- Film Poster
- Directed by: Ari Libsker
- Written by: Ari Libsker
- Produced by: Barak Heymann Ari Libsker
- Edited by: Morris Ben-Mayor
- Distributed by: Film Forum
- Release date: April 9, 2008;
- Running time: 63 minutes
- Country: Israel
- Language: Hebrew

= Stalags (film) =

Stalags (סטאלגים, Stalagim, also known in English as Stalags: Holocaust and Pornography in Israel) is a 2008 Israeli documentary film produced by Barak Heymann and directed by Ari Libsker. The film examines the history of Stalags, pornography books that featured female Nazi officers sexually abusing male camp prisoners.

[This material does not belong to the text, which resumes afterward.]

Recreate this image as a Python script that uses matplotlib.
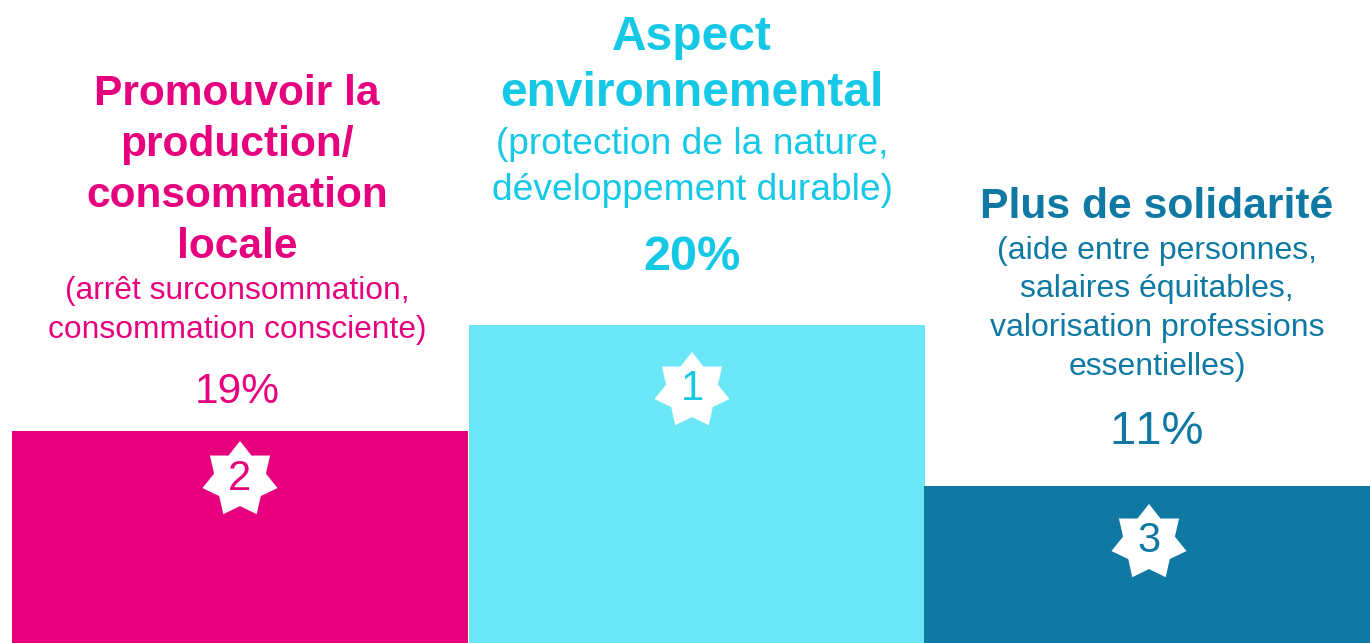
import matplotlib
matplotlib.use('Agg')
import matplotlib.pyplot as plt
from matplotlib.patches import PathPatch
from matplotlib.path import Path
from matplotlib.transforms import Affine2D

plt.rcParams['font.family'] = ['Liberation Sans', 'DejaVu Sans']
plt.rcParams['text.kerning_factor'] = 16  # reference text has no kerning

# podium, left to right
ranks = ['2', '1', '3']
percents = ['19%', '20%', '11%']
heights = [212, 318, 157]
lefts = [12, 469, 924]
widths = [456, 456, 446]
bar_colors = ['#E6007E', '#6BE6F7', '#0F79A3']
text_colors = ['#E6007E', '#14C8E6', '#0F79A3']
titles = [
    ['Promouvoir la', 'production/', 'consommation', 'locale'],
    ['Aspect', 'environnemental'],
    ['Plus de solidarité'],
]
subtitles = [
    ['(arrêt surconsommation,', 'consommation consciente)'],
    ['(protection de la nature,', 'développement durable)'],
    ['(aide entre personnes,', 'salaires équitables,', 'valorisation professions', 'essentielles)'],
]

H = 643
fig = plt.figure(figsize=(13.7, 6.43), dpi=100)
ax = fig.add_axes([0, 0, 1, 1])
ax.set_xlim(0, 1370)
ax.set_ylim(0, H)
ax.axis('off')

ax.bar(lefts, heights, width=widths, align='edge', color=bar_colors, linewidth=0)

# text rows, given in pixels from the top of the image
title_y = [[94, 145, 196, 247], [37, 94], [207]]
sub_y = [[291, 330], [145, 190], [251, 289, 328, 367]]
pct_y = [392, 258, 432]
text_x = [237, 692, 1157]
star_xy = [(240, 479.5), (692, 390.5), (1149, 542.5)]
pct_size = [30.5, 35, 34]
pct_weight = ['normal', 'bold', 'normal']
title_size = [30.6, 34.5, 30.7]
sub_size = [22.9, 26.7, 23]

star = Path.unit_regular_star(7, innerCircle=0.69)

for i in range(3):
    c = text_colors[i]
    for j, line in enumerate(titles[i]):
        ax.text(text_x[i], H - title_y[i][j], line, color=c, fontsize=title_size[i],
                fontweight='bold', ha='center', va='center')
    for j, line in enumerate(subtitles[i]):
        ax.text(text_x[i], H - sub_y[i][j], line, color=c,
                fontsize=sub_size[i], ha='center', va='center')
    ax.text(text_x[i], H - pct_y[i], percents[i], color=c, fontsize=pct_size[i],
            fontweight=pct_weight[i], ha='center', va='center')
    sx, sy = star_xy[i][0], H - star_xy[i][1]
    ax.add_patch(PathPatch(star, transform=Affine2D().scale(38.5).translate(sx, sy) + ax.transData,
                           facecolor='white', linewidth=0, zorder=3))
    ax.text(sx, sy + 1, ranks[i], color=c, fontsize=30, ha='center', va='center', zorder=4)

fig.savefig('out.png', dpi=100)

The pocket books broke sales records and sold hundreds of thousands of copies in Israel in the 1960s during the trial of Adolf Eichmann. After the authors of the books were accused of distributing antisemitic pornography, the popularity of the books declined. The documentary opened in limited release on April 9, 2008.

==Critical reception==
The documentary received mixed reviews from critics. As of May 5, 2008, the review aggregator Rotten Tomatoes reported that 50% of critics gave the film positive reviews, based on 12 reviews. Metacritic reported the film had an average score of 53 out of 100, based on 5 reviews.